++++ Source material ++++

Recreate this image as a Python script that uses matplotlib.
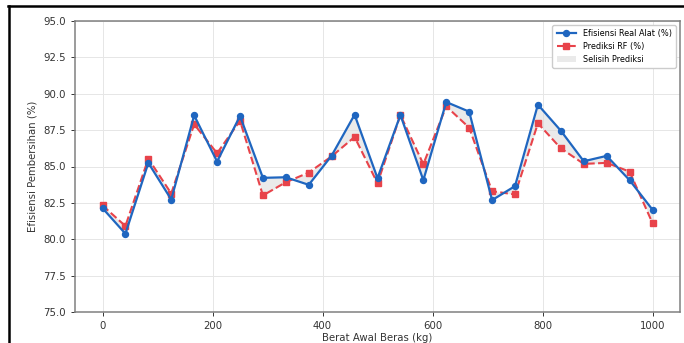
import numpy as np
import matplotlib.pyplot as plt
from matplotlib.lines import Line2D

# data
berat = np.linspace(0, 1000, 25)
efisiensi_real = [82.14, 80.38, 85.25, 82.73, 88.51, 85.34, 88.47, 84.22, 84.26,
                  83.74, 85.75, 88.56, 84.20, 88.54, 84.06, 89.43, 88.77, 82.69,
                  83.65, 89.25, 87.46, 85.36, 85.73, 84.06, 82.03]
prediksi_rf = [82.32, 80.91, 85.54, 83.14, 87.90, 85.91, 88.15, 83.01, 83.92,
               84.58, 85.70, 87.03, 83.85, 88.54, 85.16, 89.13, 87.67, 83.30,
               83.08, 87.97, 86.25, 85.18, 85.25, 84.65, 81.11]
y_ticks = [75.0, 77.5, 80.0, 82.5, 85.0, 87.5, 90.0, 92.5, 95.0]
x_ticks = [0, 200, 400, 600, 800, 1000]

biru = '#1f66c0'
merah = '#e8434a'
fs = 7.3

fig = plt.figure(figsize=(6.84, 3.43), dpi=100)
ax = fig.add_axes([75/684, 31/343, 605/684, 291/343])

ax.fill_between(berat, efisiensi_real, prediksi_rf, color='#d9d9d9', alpha=0.55,
                linewidth=0, label='Selisih Prediksi', zorder=1)
ax.plot(berat, efisiensi_real, '-o', color=biru, linewidth=1.6, markersize=4.3,
        label='Efisiensi Real Alat (%)', zorder=3)
ax.plot(berat, prediksi_rf, '--s', color=merah, linewidth=1.5, markersize=4.3,
        label='Prediksi RF (%)', zorder=2)

ax.set_xlim(-50, 1050)
ax.set_ylim(75, 95)
ax.set_xticks(x_ticks)
ax.set_yticks(y_ticks)
ax.set_yticklabels(['%.1f' % v for v in y_ticks])
ax.tick_params(labelsize=fs, colors='#333333', length=3, width=0.7)
ax.grid(True, color='#e6e6e6', linewidth=0.7)
ax.set_axisbelow(True)
for s in ax.spines.values():
    s.set_color('#808080')
    s.set_linewidth(1.1)

ax.set_xlabel('Berat Awal Beras (kg)', fontsize=fs, color='#333333', labelpad=1.5)
ax.set_ylabel('Efisiensi Pembersihan (%)', fontsize=fs, color='#333333', labelpad=4)

h, l = ax.get_legend_handles_labels()
ax.legend([h[1], h[2], h[0]], [l[1], l[2], l[0]], loc='upper right',
          fontsize=5.9, frameon=True, framealpha=1, edgecolor='#cccccc',
          borderpad=0.5, handlelength=2.4, labelspacing=0.45)

# black frame of the document screenshot
fig.add_artist(Line2D([8/684, 1], [1 - 6/343, 1 - 6/343], color='black',
                      linewidth=1.8, transform=fig.transFigure))
fig.add_artist(Line2D([9/684, 9/684], [0, 1 - 6/343], color='black',
                      linewidth=1.8, transform=fig.transFigure))

fig.savefig('out.png', dpi=100)
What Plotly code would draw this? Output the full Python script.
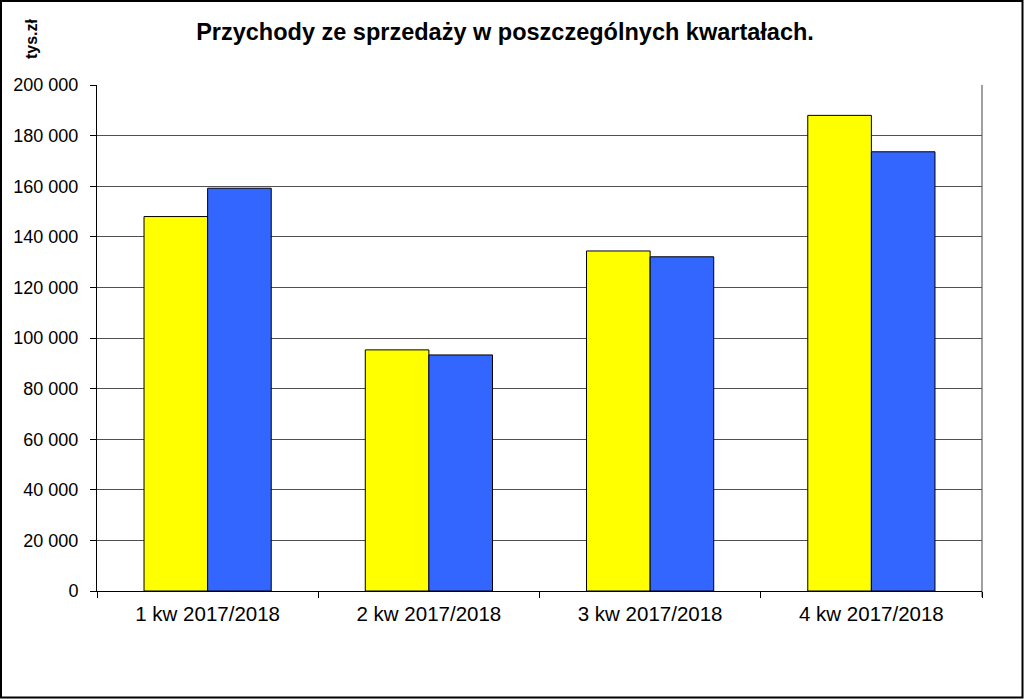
import plotly.graph_objects as go

categories = ["1 kw 2017/2018", "2 kw 2017/2018", "3 kw 2017/2018", "4 kw 2017/2018"]
series_a = [148000, 95300, 134400, 188000]
series_b = [159200, 93300, 132100, 173600]
y_tickvals = [0, 20000, 40000, 60000, 80000, 100000, 120000, 140000, 160000, 180000, 200000]
y_ticktext = ["0", "20 000", "40 000", "60 000", "80 000", "100 000", "120 000", "140 000",
              "160 000", "180 000", "200 000"]

W, H = 1024, 699
L, R, T, B = 97, 982, 85, 591

fig = go.Figure()
fig.add_trace(go.Bar(x=categories, y=series_a, marker=dict(color="#FFFF00", line=dict(color="#000000", width=1)),
                     showlegend=False))
fig.add_trace(go.Bar(x=categories, y=series_b, marker=dict(color="#3366FF", line=dict(color="#000000", width=1)),
                     showlegend=False))

def px_x(p):
    return (p - L) / (R - L)

def px_y(p):
    return (B - p) / (B - T)

shapes = [
    # outer border
    dict(type="rect", xref="paper", yref="paper", x0=px_x(1), x1=px_x(1022.5), y0=px_y(697.5), y1=px_y(1),
         line=dict(color="#000000", width=2), fillcolor="rgba(0,0,0,0)", layer="above"),
    # right border of plot area
    dict(type="line", xref="paper", yref="paper", x0=1, x1=1, y0=px_y(597), y1=1,
         line=dict(color="#808080", width=1.5), layer="below"),
]

fig.update_layout(
    width=W, height=H,
    margin=dict(l=L, r=W - R, t=T, b=H - B, pad=0),
    paper_bgcolor="white", plot_bgcolor="white",
    barmode="group", bargap=0.425, bargroupgap=0,
    font=dict(family="Liberation Sans, Arial, sans-serif", color="#000000"),
    title=dict(text="<b>Przychody ze sprzedaży w poszczególnych kwartałach.</b>",
               x=505 / W, xanchor="center", y=1 - 32 / H, yanchor="middle", yref="container",
               font=dict(size=23.5, color="#000000")),
    xaxis=dict(type="category", showline=True, linecolor="#000000", linewidth=1,
               ticks="outside", tickson="boundaries", ticklen=6, tickcolor="#000000",
               tickfont=dict(size=20.5), showgrid=False, ticklabelstandoff=4),
    yaxis=dict(range=[0, 200000], tickvals=y_tickvals, ticktext=y_ticktext,
               showline=True, linecolor="#000000", linewidth=1,
               ticks="outside", ticklen=6, tickcolor="#000000",
               showgrid=True, gridcolor="#505050", gridwidth=1.2,
               tickfont=dict(size=18), zeroline=False, ticklabelstandoff=8),
    shapes=shapes,
    annotations=[dict(text="<b>tys.zł</b>", xref="paper", yref="paper", x=px_x(31), y=px_y(39),
                      xanchor="center", yanchor="middle", textangle=-90, showarrow=False,
                      font=dict(size=16, color="#000000"))],
)

fig.write_html("out.html", config={"displayModeBar": False},
               post_script="document.body.style.margin='0';document.body.style.padding='0';")
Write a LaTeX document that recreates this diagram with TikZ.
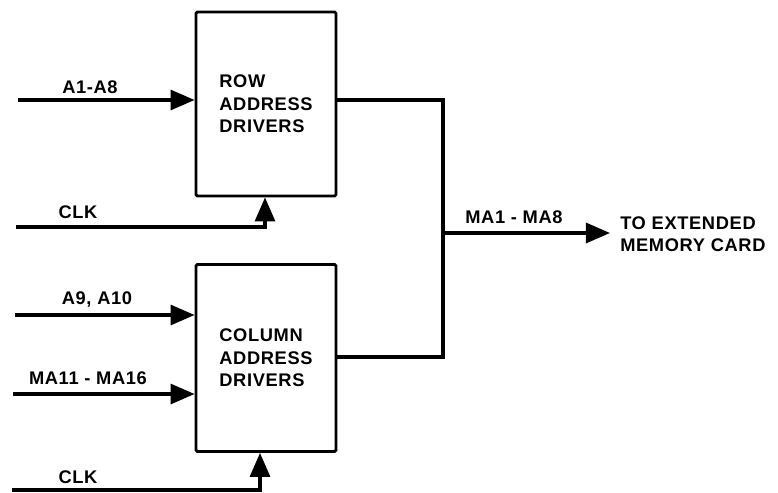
\documentclass[tikz,border=0pt]{standalone}
\usepackage{fontspec}
\setmainfont{Liberation Sans}
\newfontfamily\diagfont[LetterSpace=3.5]{Liberation Sans}
\usepackage{tikz}
\usetikzlibrary{arrows.meta,calc,positioning}

\begin{document}
\begin{tikzpicture}[
  x=0.025cm, y=-0.025cm,
  drv/.style={draw,line width=2pt,rounded corners=1pt,align=left,font=\diagfont\bfseries\fontsize{13}{16}\selectfont},
  lbl/.style={font=\diagfont\bfseries\fontsize{13}{16}\selectfont,inner sep=0pt},
  sig/.style={line width=2.2pt},
  arr/.style={-{Triangle[length=6mm,width=5mm]},line width=2.2pt}
]
  \useasboundingbox (0,0) rectangle (778,493);

  \node[drv,minimum width=3.5cm,minimum height=4.6cm] (row) at (266,104)
    {ROW\\ADDRESS\\DRIVERS};
  \node[drv,minimum width=3.5cm,minimum height=4.675cm] (col) at (266,358)
    {COLUMN\\ADDRESS\\DRIVERS};

  % inputs
  \coordinate (a1) at (18,100);
  \coordinate (clk1) at (16,227);
  \coordinate (a9) at (15,315);
  \coordinate (ma11) at (13,394);
  \coordinate (clk2) at (12,490);

  \draw[arr] (a1) -- (a1 -| row.west);
  \draw[arr] (clk1) -- (265,227) -- (265,0 |- row.south);
  \draw[arr] (a9) -- (a9 -| col.west);
  \draw[arr] (ma11) -- (ma11 -| col.west);
  \draw[arr] (clk2) -- (260,490) -- (260,0 |- col.south);

  \node[lbl] (la1) at (90,87) {A1-A8};
  \node[lbl] (lclk1) at (78,212) {CLK};
  \node[lbl] (la9) at (97,300) {A9, A10};
  \node[lbl] (lma11) at (88,378) {MA11 - MA16};
  \node[lbl] (lclk2) at (78,477) {CLK};

  % outputs
  \coordinate (bus) at (443,233);
  \draw[sig] (row.east |- 0,100) -- (443,100) -- (443,357) -- (col.east |- 0,357);
  \node[lbl,align=left,anchor=west] (card) at (620,234)
    {TO EXTENDED\\MEMORY CARD};
  \draw[arr] (bus) -- (610,233);
  \node[lbl] (lma1) at (514,217) {MA1 - MA8};
\end{tikzpicture}
\end{document}
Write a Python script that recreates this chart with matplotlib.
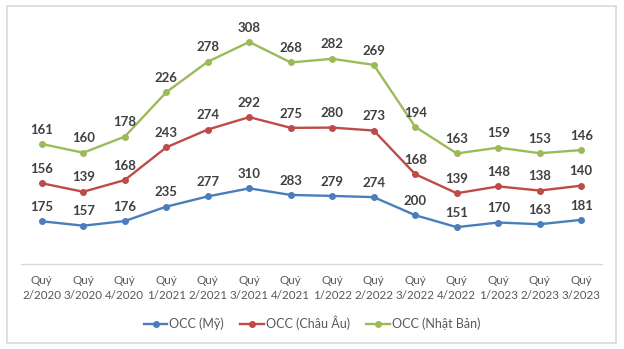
import matplotlib.pyplot as plt
import numpy as np
from matplotlib.patches import Rectangle

# Data (stacked line chart: each series drawn on top of the previous)
quarters = ["Quý\n2/2020", "Quý\n3/2020", "Quý\n4/2020", "Quý\n1/2021", "Quý\n2/2021",
            "Quý\n3/2021", "Quý\n4/2021", "Quý\n1/2022", "Quý\n2/2022", "Quý\n3/2022",
            "Quý\n4/2022", "Quý\n1/2023", "Quý\n2/2023", "Quý\n3/2023"]
occ_my = [175, 157, 176, 235, 277, 310, 283, 279, 274, 200, 151, 170, 163, 181]
occ_chau_au = [156, 139, 168, 243, 274, 292, 275, 280, 273, 168, 139, 148, 138, 140]
occ_nhat_ban = [161, 160, 178, 226, 278, 308, 268, 282, 269, 194, 163, 159, 153, 146]

series = [
    ("OCC (Mỹ)", occ_my, "#4A7EBB"),
    ("OCC (Châu Âu)", occ_chau_au, "#BE4B48"),
    ("OCC (Nhật Bản)", occ_nhat_ban, "#9BBB59"),
]

plt.rcParams['font.family'] = ['Lato', 'DejaVu Sans']

fig = plt.figure(figsize=(6.24, 3.49), dpi=100)
fig.patches.append(Rectangle((7 / 624, 1 - 343 / 349), 609 / 624, 337 / 349,
                             transform=fig.transFigure, fill=False,
                             edgecolor="#D9D9D9", linewidth=1.2))
ax = fig.add_axes([21 / 624, 1 - 264 / 349, 581 / 624, 244 / 349])

x = np.arange(len(quarters))
base = np.zeros(len(quarters))
for name, vals, color in series:
    top = base + np.array(vals)
    ax.plot(x, top, color=color, linewidth=1.7, marker='o', markersize=4, label=name)
    for xi, yi, v in zip(x, top, vals):
        ax.annotate(str(v), (xi, yi), xytext=(0, 6), textcoords='offset points',
                    ha='center', va='bottom', fontsize=9.5, fontweight='bold',
                    color='#404040')
    base = top

ax.set_xlim(-0.5, len(quarters) - 0.5)
ax.set_ylim(0, 1000)
ax.set_yticks([])
ax.set_xticks(x)
ax.set_xticklabels(quarters, fontsize=8.4, color='#595959', linespacing=1.45)
ax.tick_params(axis='x', length=0, pad=8)
for side in ['top', 'right', 'left']:
    ax.spines[side].set_visible(False)
ax.spines['bottom'].set_color('#D9D9D9')
ax.spines['bottom'].set_linewidth(1.0)

fig.legend(loc='center', bbox_to_anchor=(0.5, 1 - 323 / 349), ncol=3, frameon=False,
           fontsize=9, labelcolor='#595959', handlelength=1.9, columnspacing=1.3,
           handletextpad=0.15)

fig.savefig("out.png", dpi=100)
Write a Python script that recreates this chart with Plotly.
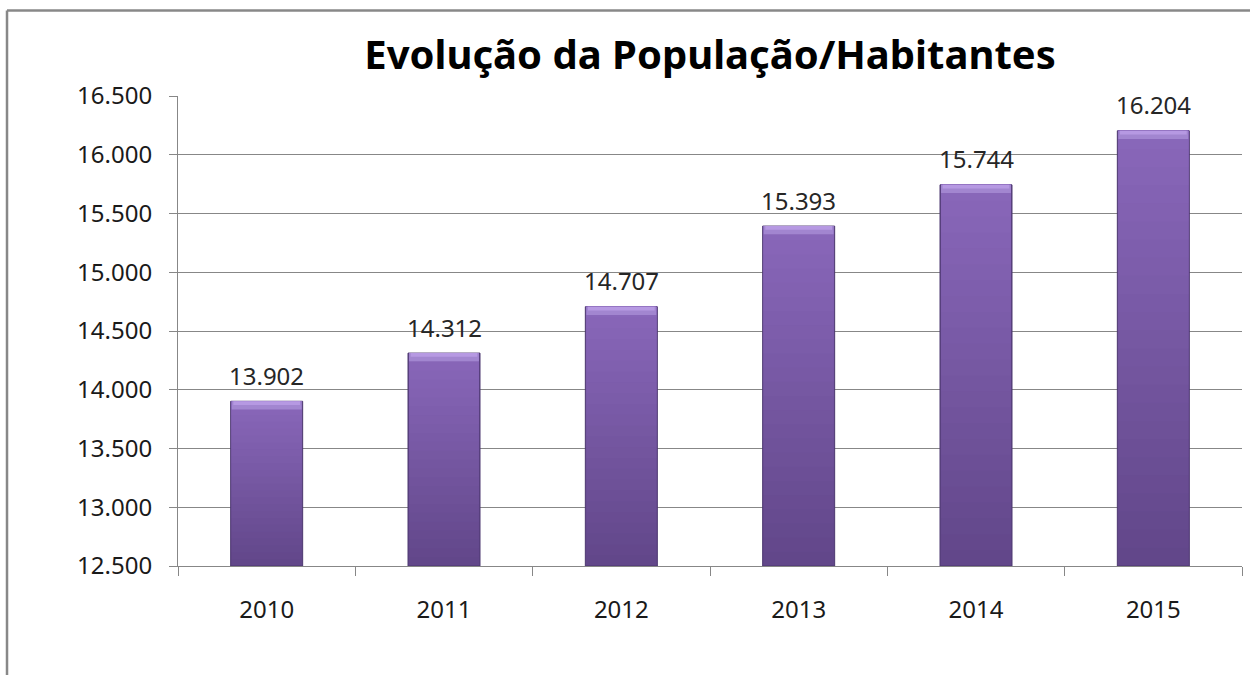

++++

Give again, word for word, every line from the top of the data through the line with "from matplotlib.lines import Line2D", both ends included, and exclude the pictures.

Recreate this image as a Python script that uses matplotlib.
import numpy as np
import matplotlib.pyplot as plt
from matplotlib.lines import Line2D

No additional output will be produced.